Very good explainer from the Economist:

AlphaGo uses some of the same technologies as those older programs. But its big idea is to combine them with new approaches that try to get the computer to develop its own intuition about how to play—to discover for itself the rules that human players understand but cannot explain. It does that using a technique called deep learning, which lets computers work out, by repeatedly applying complicated statistics, how to extract general rules from masses of noisy data.

Deep learning requires two things: plenty of processing grunt and plenty of data to learn from. DeepMind trained its machine on a sample of 30m Go positions culled from online servers where amateurs and professionals gather to play. And by having AlphaGo play against another, slightly tweaked version of itself, more training data can be generated quickly.

Those data are fed into two deep-learning algorithms. One, called the policy network, is trained to imitate human play. After watching millions of games, it has learned to extract features, principles and rules of thumb. Its job during a game is to look at the board’s state and generate a handful of promising-looking moves for the second algorithm to consider.

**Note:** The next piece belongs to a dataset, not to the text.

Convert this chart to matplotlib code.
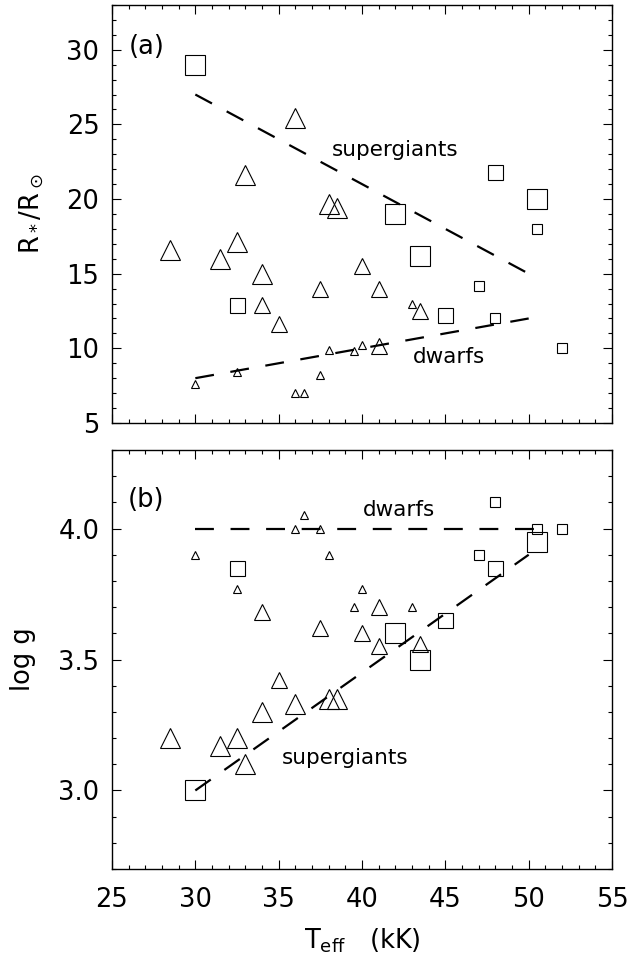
import matplotlib
matplotlib.use("Agg")
import matplotlib.pyplot as plt
import numpy as np

plt.rcParams['font.family'] = ['DejaVu Sans']
plt.rcParams['mathtext.fontset'] = 'dejavusans'

# ---- data: squares (one sample) ----
sq_teff = [30.0, 42.0, 48.0, 50.5, 50.5, 43.5, 47.0, 32.5, 45.0, 48.0, 52.0]
sq_rad  = [29.0, 19.0, 21.8, 20.0, 18.0, 16.2, 14.2, 12.9, 12.2, 12.0, 10.0]
sq_logg = [3.00, 3.60, 3.85, 3.95, 4.00, 3.50, 3.90, 3.85, 3.65, 4.10, 4.00]
sq_cls  = ['L', 'L', 'M', 'L', 'S', 'L', 'S', 'M', 'M', 'S', 'S']

# ---- data: triangles (other sample) ----
tr_teff = [36.0, 33.0, 38.0, 38.5, 28.5, 31.5, 32.5, 34.0,
           37.5, 40.0, 41.0, 34.0, 35.0, 43.5, 41.0,
           43.0, 38.0, 39.5, 40.0, 30.0, 32.5, 37.5, 36.0, 36.5]
tr_rad  = [25.4, 21.6, 19.7, 19.4, 16.6, 16.0, 17.1, 15.0,
           14.0, 15.5, 14.0, 12.9, 11.6, 12.5, 10.15,
           13.0, 9.9, 9.8, 10.2, 7.6, 8.4, 8.2, 7.0, 7.0]
tr_logg = [3.33, 3.10, 3.35, 3.35, 3.20, 3.17, 3.20, 3.30,
           3.62, 3.60, 3.70, 3.68, 3.42, 3.56, 3.55,
           3.70, 3.90, 3.70, 3.77, 3.90, 3.77, 4.00, 4.00, 4.05]
tr_cls  = ['L'] * 8 + ['M'] * 7 + ['S'] * 9

# ---- fitted relations ----
fit_teff = [30.0, 50.0]
rad_super = [27.0, 15.0]
rad_dwarf = [8.0, 12.0]
logg_super = [3.0, 3.9]
logg_dwarf_teff = [30.0, 51.0]
logg_dwarf = [4.0, 4.0]

xticks = [25, 30, 35, 40, 45, 50, 55]
rticks = [5, 10, 15, 20, 25, 30]
gticks = [3.0, 3.5, 4.0]

sq_size = {'L': 14.4, 'M': 10.8, 'S': 6.5}
tr_size = {'L': 14.4, 'M': 11.2, 'S': 5.8}

fig = plt.figure(figsize=(6.32, 9.71), dpi=100)
ax1 = fig.add_axes([0.1772, 0.5644, 0.7912, 0.4305])
ax2 = fig.add_axes([0.1772, 0.1050, 0.7912, 0.4316])

FS = 18.5
dash = (0, (8.5, 7.5))

def style(ax):
    for s in ax.spines.values():
        s.set_linewidth(1.0)
    ax.tick_params(which='both', direction='in', top=True, right=True,
                   width=0.8, labelsize=FS, pad=9)
    ax.tick_params(which='major', length=6.5)
    ax.tick_params(which='minor', length=3.2)
    ax.set_xlim(25, 55)
    ax.set_xticks(xticks)
    ax.set_xticks(np.arange(25, 55.5, 1), minor=True)

def draw_points(ax, yvals_sq, yvals_tr):
    for t, y, c in zip(sq_teff, yvals_sq, sq_cls):
        ax.plot(t, y, marker='s', ms=sq_size[c], mfc='none', mec='black',
                mew=0.8, ls='none')
    for t, y, c in zip(tr_teff, yvals_tr, tr_cls):
        ax.plot(t, y, marker='^', ms=tr_size[c], mfc='none', mec='black',
                mew=0.8, ls='none')

# ---- panel (a) ----
style(ax1)
ax1.set_ylim(5, 33)
ax1.set_yticks(rticks)
ax1.set_yticks(np.arange(5, 33.5, 1), minor=True)
ax1.tick_params(axis='x', labelbottom=False)
draw_points(ax1, sq_rad, tr_rad)
ax1.plot(fit_teff, rad_super, color='black', lw=1.6, ls=dash)
ax1.plot(fit_teff, rad_dwarf, color='black', lw=1.6, ls=dash)
ax1.text(0.069, 0.90, '(a)', transform=ax1.transAxes, fontsize=FS,
         ha='center', va='center')
ax1.text(42.0, 23.3, 'supergiants', fontsize=15.5, ha='center', va='center')
ax1.text(45.2, 9.4, 'dwarfs', fontsize=15.5, ha='center', va='center')
ax1.set_ylabel(r'$\mathregular{R_*/R_\odot}$', fontsize=FS, labelpad=15)

# ---- panel (b) ----
style(ax2)
ax2.set_ylim(2.7, 4.3)
ax2.set_yticks(gticks)
ax2.set_yticklabels(['3.0', '3.5', '4.0'])
ax2.set_yticks(np.arange(2.7, 4.31, 0.1), minor=True)
ax2.tick_params(axis='x', pad=13)
draw_points(ax2, sq_logg, tr_logg)
ax2.plot(fit_teff, logg_super, color='black', lw=1.6, ls=dash)
ax2.plot(logg_dwarf_teff, logg_dwarf, color='black', lw=1.6, ls=dash)
ax2.text(0.069, 0.88, '(b)', transform=ax2.transAxes, fontsize=FS,
         ha='center', va='center')
ax2.text(42.2, 4.07, 'dwarfs', fontsize=15.5, ha='center', va='center')
ax2.text(39.0, 3.125, 'supergiants', fontsize=15.5, ha='center', va='center')
ax2.set_ylabel('log g', fontsize=FS, labelpad=16)
ax2.set_xlabel(r'$\mathregular{T_{eff}}$   (kK)', fontsize=FS, labelpad=10)

fig.savefig('out.png', dpi=100)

This algorithm, called the value network, evaluates how strong a move is. The machine plays out the suggestions of the policy network, making moves and countermoves for the thousands of possible daughter games those suggestions could give rise to. Because Go is so complex, playing all conceivable games through to the end is impossible. Instead, the value network looks at the likely state of the board several moves ahead and compares those states with examples it has seen before. The idea is to find the board state that looks, statistically speaking, most like the sorts of board states that have led to wins in the past. Together, the policy and value networks embody the Go-playing wisdom that human players accumulate over years of practice.

As I write this, the score in the best-of-five games between AlphaGo and Lee Sedol, who is generally reckoned to be the world’s best player, stands at 2-nil in favour of AlphaGo.

LATER AlphaGo won the third match. Game over.